About 25 percent of those who responded to the survey said they wanted additional investment options.

The board is currently considering including a mutual fund window to add more investment options to the TSP.

About 15 to 20 percent of survey respondents said they were looking for financial advice.

“Those three sort-of action items — withdrawal flexibility, additional investment options and financial advice — are where we’re going to be focusing some attention to see what we think is a good idea to do, what we can accommodate, what we think would raise costs too much,” Weaver said. “There’s any number of factors that we would have to evaluate, but that’s our road map forward.”

Any new withdrawal options would most likely be applied across the board to all TSP accounts, according to Weaver.

“That’s a basic tenet of the program of what’s available to people,” she said. “You wouldn’t want to pay extra to access your money.”

It remains unclear how the financial advice or the mutual fund window would be implemented, whether on a fee-for-service basis or some other way.

“Those decisions are nowhere near being made,” Weaver said.

The TSP board also recently received some good news regarding the Roth asset accounts, which originated in May 2012. Assets for the 417,000 Roth accounts passed $1.7 billion at the end of August.

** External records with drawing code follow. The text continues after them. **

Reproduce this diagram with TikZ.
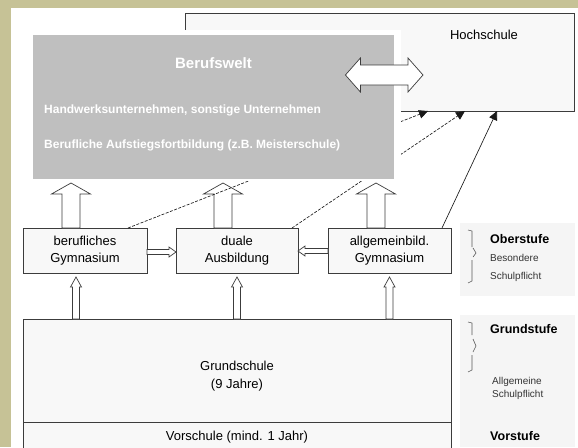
\documentclass[tikz,border=0pt]{standalone}
\usepackage{fontspec}
\setmainfont{Liberation Sans}
\usetikzlibrary{arrows.meta,positioning,calc}
\definecolor{bgkhaki}{RGB}{198,194,150}
\definecolor{weltgray}{RGB}{191,191,191}
\definecolor{lineg}{RGB}{60,60,60}
\definecolor{boxfill}{RGB}{248,248,248}
\definecolor{panelgray}{RGB}{245,245,245}

% block arrow: #1 start, #2 tip, #3 half shaft, #4 half head, #5 head length
\newcommand{\blockarrow}[5]{%
  \coordinate (ba-h) at ($(#2)!#5!(#1)$);
  \draw[blockline] ($(#1)!#3!90:(#2)$) -- ($(ba-h)!#3!-90:(#1)$) -- ($(ba-h)!#4!-90:(#1)$) -- (#2)
    -- ($(ba-h)!#4!90:(#1)$) -- ($(ba-h)!#3!90:(#1)$) -- ($(#1)!#3!-90:(#2)$) -- cycle;}

\begin{document}
\begin{tikzpicture}[x=1pt,y=-1pt,
  box/.style={draw=lineg,fill=boxfill,line width=0.8pt,inner sep=0pt,outer sep=0pt,align=center,font=\fontsize{13}{17}\selectfont},
  blockline/.style={draw=lineg,fill=white,line width=0.7pt},
  hsline/.style={-{Triangle[length=9pt,width=8.5pt]},line width=0.65pt,black!90},
  stufe/.style={anchor=west,inner sep=0pt,font=\bfseries\fontsize{12.5}{15}\selectfont},
  pflicht/.style={anchor=west,inner sep=0pt,text=black!80,font=\fontsize{10}{12}\selectfont},
  welttext/.style={anchor=west,inner sep=0pt,text=white,font=\bfseries\fontsize{12}{14}\selectfont},
  bracket/.style={draw=black!65,line width=0.6pt}]
\useasboundingbox (0,0) rectangle (578,447);
% Background
\fill[bgkhaki] (0,0) rectangle (578,447);
\fill[white] (11,8) rectangle (578,447);
\fill[panelgray] (460,223) rectangle (575,296);
\fill[panelgray] (460,315) rectangle (575,447);
% Hochschule
\node[box,anchor=north west,minimum width=389pt,minimum height=98pt] (hoch) at (185,13) {};
\node[font=\fontsize{13}{16}\selectfont] (hochname) at (484,35) {Hochschule};
% Oberstufe boxes
\node[box,minimum width=124pt,minimum height=45pt] (beruf) at (85,250.5) {berufliches\\Gymnasium};
\node[box,minimum width=122pt,minimum height=45pt,right=29pt of beruf] (dual) {duale\\Ausbildung};
\node[box,minimum width=123pt,minimum height=45pt,right=30pt of dual] (allg) {allgemeinbild.\\Gymnasium};
% Grundschule and Vorschule
\node[box,anchor=north west,minimum width=428pt,minimum height=103pt] (grund) at (23,319) {};
\node[align=center,font=\fontsize{13}{18}\selectfont] (grundname) at (237,376) {Grundschule\\(9 Jahre)};
\node[box,anchor=north,minimum width=428pt,minimum height=30pt] (vor) at (grund.south) {Vorschule (mind. 1 Jahr)};
% Up arrows to Berufswelt
\coordinate (u1a) at ([xshift=-14pt]beruf.north);
\coordinate (u1b) at ($(u1a)+(0,-45)$);
\blockarrow{u1a}{u1b}{9pt}{19.5pt}{11pt}
\coordinate (u2a) at ([xshift=-14pt]dual.north);
\coordinate (u2b) at ($(u2a)+(0,-45)$);
\blockarrow{u2a}{u2b}{9pt}{19.5pt}{11pt}
\coordinate (u3a) at ([xshift=-13.5pt]allg.north);
\coordinate (u3b) at ($(u3a)+(0,-45)$);
\blockarrow{u3a}{u3b}{9pt}{19.5pt}{11pt}
% Thin arrows to Hochschule
\draw[hsline,dash pattern=on 3pt off 1.5pt] ([xshift=-19pt]beruf.north east) -- ([xshift=243pt]hoch.south west);
\draw[hsline,dash pattern=on 3pt off 1.5pt] ([xshift=-6pt]dual.north east) -- ([xshift=280pt]hoch.south west);
\draw[hsline] ([xshift=-9pt]allg.north east) -- ([xshift=312pt]hoch.south west);
% Berufswelt
\fill[white] (28,30) rectangle (401,181);
\node[fill=weltgray,anchor=north west,minimum width=361pt,minimum height=144pt,inner sep=0pt] (welt) at (33,35) {};
\node[text=white,font=\bfseries\fontsize{15}{18}\selectfont] (weltname) at (213.5,63) {Berufswelt};
\node[welttext] (handwerk) at (44,110) {Handwerksunternehmen, sonstige Unternehmen};
\node[welttext] (aufstieg) at (44,145) {Berufliche Aufstiegsfortbildung (z.B. Meisterschule)};
% Double arrow Berufswelt <-> Hochschule
\coordinate (dl) at ($(welt.north east)+(-49,40)$);
\coordinate (dr) at ($(hoch.north west)+(238,62)$);
\draw[blockline] (dl) -- ($(dl)+(15,-17)$) -- ($(dl)+(15,-10)$) -- ($(dr)+(-15,-10)$) -- ($(dr)+(-15,-17)$) -- (dr)
  -- ($(dr)+(-15,17)$) -- ($(dr)+(-15,10)$) -- ($(dl)+(15,10)$) -- ($(dl)+(15,17)$) -- cycle;
% Small arrows between the boxes
\coordinate (h1a) at ($(beruf.east)+(0,1.5)$);
\coordinate (h1b) at ($(dual.west)+(0,1.5)$);
\blockarrow{h1a}{h1b}{2.5pt}{5pt}{7pt}
\coordinate (h2a) at ($(allg.west)+(0,0.5)$);
\coordinate (h2b) at ($(dual.east)+(0,0.5)$);
\blockarrow{h2a}{h2b}{2.5pt}{5pt}{7pt}
% Small arrows from Grundschule
\coordinate (v1b) at ($(beruf.south)+(-9,4)$);
\coordinate (v1a) at (v1b |- grund.north);
\blockarrow{v1a}{v1b}{3.5pt}{5.5pt}{10pt}
\coordinate (v2b) at ($(dual.south)+(0,4)$);
\coordinate (v2a) at (v2b |- grund.north);
\blockarrow{v2a}{v2b}{3.5pt}{5.5pt}{10pt}
\coordinate (v3b) at ($(allg.south)+(0,4)$);
\coordinate (v3a) at (v3b |- grund.north);
\blockarrow{v3a}{v3b}{3.5pt}{5.5pt}{10pt}
% Stufen on the right
\draw[bracket] (468,230) -- (472,231) -- (472,247);
\draw[bracket] (473,248) -- (476,253) -- (473,257);
\draw[bracket] (472,260) -- (472,281) -- (468,283);
\draw[bracket] (468,322) -- (472,323) -- (472,335);
\draw[bracket] (473,339) -- (476,346) -- (473,352);
\draw[bracket] (472,355) -- (472,370) -- (468,372);
\node[stufe] (ober) at (490,239) {Oberstufe};
\node[pflicht] (besondere) at (490,258) {Besondere};
\node[pflicht] (schulpfl1) at (490,277) {Schulpflicht};
\node[stufe] (grundst) at (490,329) {Grundstufe};
\node[pflicht] (allgemein) at (492,382) {Allgemeine};
\node[pflicht] (schulpfl2) at (492,395) {Schulpflicht};
\node[stufe] (vorst) at (490,436) {Vorstufe};
\end{tikzpicture}
\end{document}
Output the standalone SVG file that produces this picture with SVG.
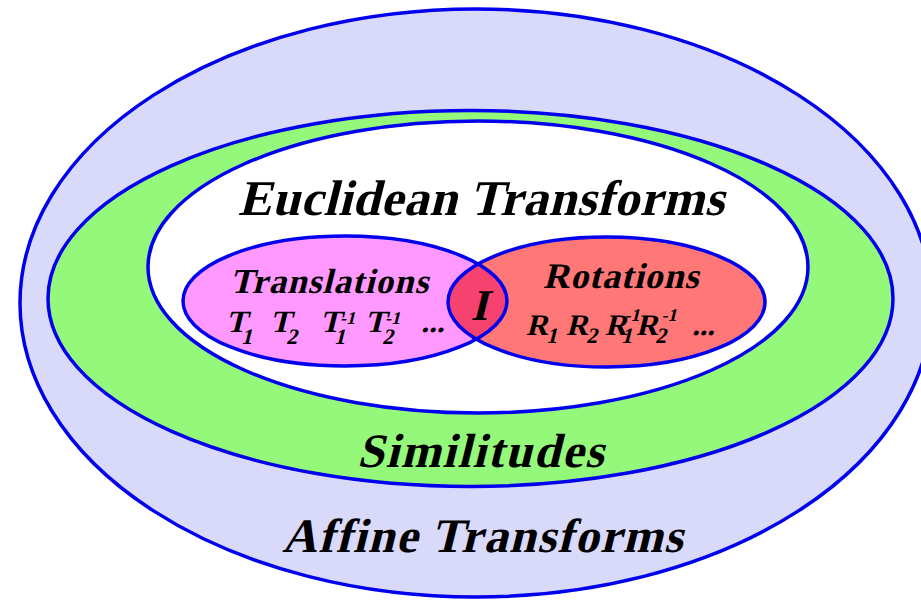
<svg xmlns="http://www.w3.org/2000/svg" width="921" height="608" viewBox="0 0 921 608">
<style>
.ring{stroke:#0000EE;stroke-width:3.5}
text{font-family:"Liberation Serif",serif;font-weight:bold;fill:#000}
</style>
<defs>
<clipPath id="clipPink"><ellipse cx="345" cy="301" rx="162" ry="65"/></clipPath>
</defs>
<rect width="921" height="608" fill="#FFFFFF"/>
<g id="affine">
<ellipse class="ring" cx="476" cy="303" rx="456" ry="294" fill="#D9D9FA"/>
<text transform="translate(282,552) skewX(-14)" x="0" y="0" font-size="48" letter-spacing="1.4">Affine Transforms</text>
</g>
<g id="similitudes">
<ellipse class="ring" cx="470.5" cy="298.5" rx="422.5" ry="188" fill="#94F97A"/>
<text transform="translate(357,467) skewX(-14)" x="0" y="0" font-size="48" letter-spacing="1.7">Similitudes</text>
</g>
<g id="euclidean">
<ellipse class="ring" cx="478" cy="267" rx="330" ry="146" fill="#FFFFFF"/>
<text transform="translate(238,215) skewX(-14)" x="0" y="0" font-size="50" letter-spacing="0.6">Euclidean Transforms</text>
</g>
<g id="translations">
<ellipse cx="345" cy="301" rx="162" ry="65" fill="#FF99FF"/>
</g>
<g id="rotations">
<ellipse cx="606.5" cy="302" rx="158.5" ry="65" fill="#FF7777"/>
</g>
<g id="identity">
<ellipse cx="606.5" cy="302" rx="158.5" ry="65" fill="#F5426E" clip-path="url(#clipPink)"/>
</g>
<g id="outlines">
<ellipse class="ring" cx="345" cy="301" rx="162" ry="65" fill="none"/>
<ellipse class="ring" cx="606.5" cy="302" rx="158.5" ry="65" fill="none"/>
</g>
<g id="translations-text">
<text transform="translate(230,293) skewX(-14)" x="0" y="0" font-size="35" letter-spacing="1.1">Translations</text>
<text transform="translate(0,332) skewX(-14)" font-size="31"><tspan x="226" y="0">T</tspan><tspan font-size="22" x="244" y="12">1</tspan><tspan x="270" y="0">T</tspan><tspan font-size="22" x="289" y="12">2</tspan><tspan x="320" y="0">T</tspan><tspan font-size="18" x="338" y="-8">-1</tspan><tspan font-size="22" x="337" y="12">1</tspan><tspan x="365" y="0">T</tspan><tspan font-size="18" x="383" y="-8">-1</tspan><tspan font-size="22" x="385" y="12">2</tspan><tspan x="421" y="0">...</tspan></text>
</g>
<g id="rotations-text">
<text transform="translate(543,288) skewX(-14)" x="0" y="0" font-size="36" letter-spacing="0.9">Rotations</text>
<text transform="translate(0,335) skewX(-14)" font-size="30"><tspan x="526" y="0">R</tspan><tspan font-size="22" x="548" y="8">1</tspan><tspan x="566" y="0">R</tspan><tspan font-size="22" x="588" y="8">2</tspan><tspan x="605" y="0">R</tspan><tspan font-size="18" x="621" y="-14">-1</tspan><tspan font-size="22" x="623" y="8">1</tspan><tspan x="636" y="0">R</tspan><tspan font-size="18" x="658" y="-14">-1</tspan><tspan font-size="22" x="657" y="8">2</tspan><tspan x="692" y="0">...</tspan></text>
</g>
<g id="identity-text">
<text transform="translate(479,320) skewX(-14)" x="0" y="0" font-size="44" text-anchor="middle">I</text>
</g>
</svg>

Now, almost 9 percent of the plan’s participants have Roth TSP accounts.

“We had anticipated that we would get to 8 to 10 percent Roth pickup, but we thought it would take five or six years,” Weaver said. “So, we hit where we sort of where we thought we were going to be in a much faster way.”

The board had thought the Roth TSP accounts would be attractive to members of the military, who would likely benefit by paying taxes on what they contribute at a lower pay grade.

“Of the Roth accounts, roughly 50 percent of them are uniformed services,” Weaver said. “That is far disproportionate to the uniformed services as part of our overall population.”